╭─ Data extract

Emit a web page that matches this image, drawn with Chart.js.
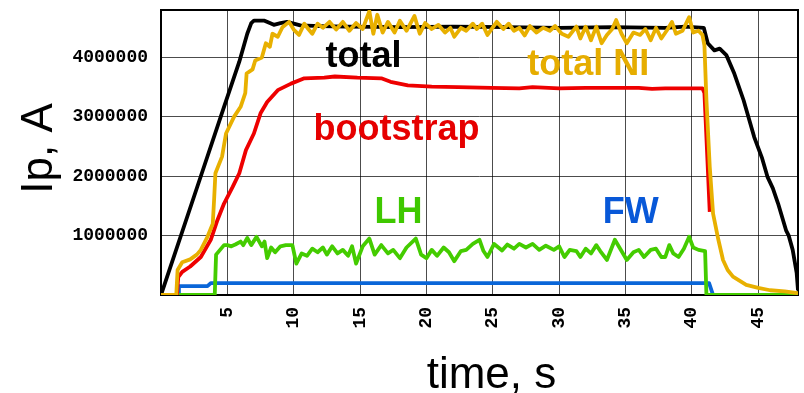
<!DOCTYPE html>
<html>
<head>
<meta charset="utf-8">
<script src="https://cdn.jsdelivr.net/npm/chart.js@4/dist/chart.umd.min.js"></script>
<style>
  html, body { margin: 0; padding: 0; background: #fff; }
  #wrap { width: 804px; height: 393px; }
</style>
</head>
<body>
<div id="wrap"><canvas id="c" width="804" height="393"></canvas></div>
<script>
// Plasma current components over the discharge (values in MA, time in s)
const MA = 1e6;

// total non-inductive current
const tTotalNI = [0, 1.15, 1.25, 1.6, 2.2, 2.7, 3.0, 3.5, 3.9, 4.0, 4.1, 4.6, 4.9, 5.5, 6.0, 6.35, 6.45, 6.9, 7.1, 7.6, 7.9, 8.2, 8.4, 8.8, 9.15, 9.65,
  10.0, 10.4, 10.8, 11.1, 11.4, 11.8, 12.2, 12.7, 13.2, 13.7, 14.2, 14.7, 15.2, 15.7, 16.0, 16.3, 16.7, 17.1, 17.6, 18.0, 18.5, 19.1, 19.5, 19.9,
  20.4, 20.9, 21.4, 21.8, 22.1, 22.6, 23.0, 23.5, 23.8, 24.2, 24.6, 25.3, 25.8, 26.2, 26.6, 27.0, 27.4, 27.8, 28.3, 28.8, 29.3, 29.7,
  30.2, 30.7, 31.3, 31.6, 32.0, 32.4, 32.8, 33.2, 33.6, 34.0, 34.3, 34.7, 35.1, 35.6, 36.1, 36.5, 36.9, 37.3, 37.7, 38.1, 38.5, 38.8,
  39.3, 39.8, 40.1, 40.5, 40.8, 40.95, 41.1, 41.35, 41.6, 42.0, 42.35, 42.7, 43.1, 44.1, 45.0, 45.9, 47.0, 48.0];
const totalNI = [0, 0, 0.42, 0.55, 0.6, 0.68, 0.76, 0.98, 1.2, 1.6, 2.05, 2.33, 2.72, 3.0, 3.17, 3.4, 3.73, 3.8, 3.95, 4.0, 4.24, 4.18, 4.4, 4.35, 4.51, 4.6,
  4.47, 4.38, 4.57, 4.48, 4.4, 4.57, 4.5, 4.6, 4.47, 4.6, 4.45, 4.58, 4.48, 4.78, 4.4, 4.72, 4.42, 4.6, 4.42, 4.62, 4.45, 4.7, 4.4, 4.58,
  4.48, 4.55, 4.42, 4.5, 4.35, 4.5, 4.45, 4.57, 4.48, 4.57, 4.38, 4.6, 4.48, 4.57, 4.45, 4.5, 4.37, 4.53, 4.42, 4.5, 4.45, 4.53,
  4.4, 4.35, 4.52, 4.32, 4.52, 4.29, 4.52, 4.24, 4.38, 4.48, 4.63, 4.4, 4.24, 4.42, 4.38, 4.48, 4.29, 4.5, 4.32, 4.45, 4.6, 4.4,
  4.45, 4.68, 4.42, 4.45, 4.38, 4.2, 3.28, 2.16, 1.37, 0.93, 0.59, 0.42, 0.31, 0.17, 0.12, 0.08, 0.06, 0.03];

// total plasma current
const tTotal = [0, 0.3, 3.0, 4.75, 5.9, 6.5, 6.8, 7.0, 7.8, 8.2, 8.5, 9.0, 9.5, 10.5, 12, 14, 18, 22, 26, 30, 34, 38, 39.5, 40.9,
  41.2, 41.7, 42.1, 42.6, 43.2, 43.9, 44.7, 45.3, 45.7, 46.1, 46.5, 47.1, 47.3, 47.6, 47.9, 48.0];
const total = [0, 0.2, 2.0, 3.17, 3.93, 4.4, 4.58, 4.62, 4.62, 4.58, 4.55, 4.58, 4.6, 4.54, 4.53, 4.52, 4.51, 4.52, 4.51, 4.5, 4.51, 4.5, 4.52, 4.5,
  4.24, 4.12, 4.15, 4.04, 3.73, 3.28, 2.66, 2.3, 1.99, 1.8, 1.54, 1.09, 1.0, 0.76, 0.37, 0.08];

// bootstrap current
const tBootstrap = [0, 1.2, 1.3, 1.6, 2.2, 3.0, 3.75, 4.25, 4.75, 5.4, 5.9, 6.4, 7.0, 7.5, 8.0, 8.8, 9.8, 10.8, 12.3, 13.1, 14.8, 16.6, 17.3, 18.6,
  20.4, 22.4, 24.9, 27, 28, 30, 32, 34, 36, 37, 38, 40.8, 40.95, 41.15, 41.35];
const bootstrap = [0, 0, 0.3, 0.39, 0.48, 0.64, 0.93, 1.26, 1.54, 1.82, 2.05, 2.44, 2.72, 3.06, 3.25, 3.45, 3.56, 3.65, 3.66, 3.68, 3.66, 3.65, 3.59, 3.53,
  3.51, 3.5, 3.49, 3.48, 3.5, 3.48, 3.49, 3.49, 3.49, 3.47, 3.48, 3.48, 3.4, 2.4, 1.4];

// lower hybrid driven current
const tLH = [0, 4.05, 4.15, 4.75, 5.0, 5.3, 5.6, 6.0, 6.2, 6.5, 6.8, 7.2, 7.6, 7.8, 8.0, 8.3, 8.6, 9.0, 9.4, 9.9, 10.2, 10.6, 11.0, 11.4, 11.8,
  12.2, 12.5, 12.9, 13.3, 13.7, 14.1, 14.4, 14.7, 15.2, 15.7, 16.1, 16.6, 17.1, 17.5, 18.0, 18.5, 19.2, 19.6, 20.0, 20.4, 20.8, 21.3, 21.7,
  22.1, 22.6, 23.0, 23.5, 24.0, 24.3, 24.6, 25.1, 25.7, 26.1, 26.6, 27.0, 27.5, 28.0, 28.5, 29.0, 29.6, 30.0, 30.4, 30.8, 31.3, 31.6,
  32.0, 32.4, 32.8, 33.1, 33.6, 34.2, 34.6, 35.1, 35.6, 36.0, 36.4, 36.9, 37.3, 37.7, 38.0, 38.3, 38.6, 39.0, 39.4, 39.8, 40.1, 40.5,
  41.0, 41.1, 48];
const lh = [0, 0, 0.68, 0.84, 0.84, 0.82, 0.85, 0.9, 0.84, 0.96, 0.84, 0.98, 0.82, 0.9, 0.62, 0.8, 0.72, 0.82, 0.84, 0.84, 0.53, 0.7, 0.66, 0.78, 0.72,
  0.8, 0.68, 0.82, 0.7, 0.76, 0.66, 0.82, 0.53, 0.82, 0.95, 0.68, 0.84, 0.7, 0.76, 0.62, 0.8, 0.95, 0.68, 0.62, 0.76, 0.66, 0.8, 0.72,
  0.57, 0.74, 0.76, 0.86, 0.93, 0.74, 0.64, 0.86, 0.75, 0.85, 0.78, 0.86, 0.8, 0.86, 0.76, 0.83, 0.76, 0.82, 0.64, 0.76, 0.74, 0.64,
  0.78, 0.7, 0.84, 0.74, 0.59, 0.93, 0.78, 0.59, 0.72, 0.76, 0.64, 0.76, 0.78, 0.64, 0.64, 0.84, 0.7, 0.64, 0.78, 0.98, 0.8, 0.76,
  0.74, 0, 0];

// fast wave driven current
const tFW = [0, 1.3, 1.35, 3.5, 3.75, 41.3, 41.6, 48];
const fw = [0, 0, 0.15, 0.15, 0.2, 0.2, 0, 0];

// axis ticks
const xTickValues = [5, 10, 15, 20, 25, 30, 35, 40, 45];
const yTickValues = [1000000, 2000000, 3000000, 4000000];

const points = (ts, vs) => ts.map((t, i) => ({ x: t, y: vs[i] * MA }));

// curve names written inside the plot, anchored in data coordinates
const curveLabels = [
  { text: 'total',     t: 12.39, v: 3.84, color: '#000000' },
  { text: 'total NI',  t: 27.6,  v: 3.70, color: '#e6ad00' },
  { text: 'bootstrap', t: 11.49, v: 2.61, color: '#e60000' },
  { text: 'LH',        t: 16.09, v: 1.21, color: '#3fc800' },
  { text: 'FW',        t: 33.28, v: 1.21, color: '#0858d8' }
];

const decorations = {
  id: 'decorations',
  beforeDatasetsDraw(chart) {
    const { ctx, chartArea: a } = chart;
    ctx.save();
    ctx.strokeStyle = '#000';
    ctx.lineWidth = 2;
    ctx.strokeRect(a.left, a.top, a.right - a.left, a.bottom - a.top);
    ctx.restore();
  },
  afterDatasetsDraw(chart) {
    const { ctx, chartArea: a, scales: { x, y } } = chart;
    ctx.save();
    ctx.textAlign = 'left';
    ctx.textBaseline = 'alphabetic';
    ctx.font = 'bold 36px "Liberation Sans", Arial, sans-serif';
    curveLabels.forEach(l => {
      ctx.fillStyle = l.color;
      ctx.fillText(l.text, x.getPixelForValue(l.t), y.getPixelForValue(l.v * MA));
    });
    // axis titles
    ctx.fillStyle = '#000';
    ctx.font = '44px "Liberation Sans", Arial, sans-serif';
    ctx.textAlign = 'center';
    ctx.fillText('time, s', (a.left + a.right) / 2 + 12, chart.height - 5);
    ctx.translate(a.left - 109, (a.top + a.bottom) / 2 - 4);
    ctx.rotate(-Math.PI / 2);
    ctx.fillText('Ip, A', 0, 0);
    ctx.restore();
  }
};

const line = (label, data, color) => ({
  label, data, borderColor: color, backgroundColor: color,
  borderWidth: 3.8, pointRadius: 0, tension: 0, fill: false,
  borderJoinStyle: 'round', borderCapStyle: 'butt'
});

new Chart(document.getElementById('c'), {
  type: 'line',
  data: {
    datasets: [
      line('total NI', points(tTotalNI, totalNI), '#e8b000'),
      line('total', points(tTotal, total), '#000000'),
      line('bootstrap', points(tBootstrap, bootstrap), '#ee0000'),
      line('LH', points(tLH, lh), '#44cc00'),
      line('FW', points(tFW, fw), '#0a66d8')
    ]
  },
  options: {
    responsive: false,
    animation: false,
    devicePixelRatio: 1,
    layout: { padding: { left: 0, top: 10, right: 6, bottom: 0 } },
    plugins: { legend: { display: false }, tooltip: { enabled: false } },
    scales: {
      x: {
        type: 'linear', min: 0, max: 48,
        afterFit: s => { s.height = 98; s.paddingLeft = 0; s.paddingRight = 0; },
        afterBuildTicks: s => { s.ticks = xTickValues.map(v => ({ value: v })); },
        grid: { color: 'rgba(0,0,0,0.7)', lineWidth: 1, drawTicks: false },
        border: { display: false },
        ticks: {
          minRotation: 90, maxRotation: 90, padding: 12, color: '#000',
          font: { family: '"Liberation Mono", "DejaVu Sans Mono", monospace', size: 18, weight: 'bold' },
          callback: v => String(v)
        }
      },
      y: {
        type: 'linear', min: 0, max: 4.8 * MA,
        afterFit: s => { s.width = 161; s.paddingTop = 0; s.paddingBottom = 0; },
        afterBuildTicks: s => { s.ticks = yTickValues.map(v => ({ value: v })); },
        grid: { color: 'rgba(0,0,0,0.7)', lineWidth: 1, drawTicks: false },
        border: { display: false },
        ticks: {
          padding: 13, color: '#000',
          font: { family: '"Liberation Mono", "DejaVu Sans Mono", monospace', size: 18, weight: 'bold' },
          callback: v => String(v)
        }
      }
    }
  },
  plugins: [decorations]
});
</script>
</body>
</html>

╰─

• **Short problem**: Every line from the start of the listing above through the line with "const MA = 1e6;" should be repeated exactly; skip the pictures and add nothing else.

• **Complete answer**:
Emit a web page that matches this image, drawn with Chart.js.
<!DOCTYPE html>
<html>
<head>
<meta charset="utf-8">
<script src="https://cdn.jsdelivr.net/npm/chart.js@4/dist/chart.umd.min.js"></script>
<style>
  html, body { margin: 0; padding: 0; background: #fff; }
  #wrap { width: 804px; height: 393px; }
</style>
</head>
<body>
<div id="wrap"><canvas id="c" width="804" height="393"></canvas></div>
<script>
// Plasma current components over the discharge (values in MA, time in s)
const MA = 1e6;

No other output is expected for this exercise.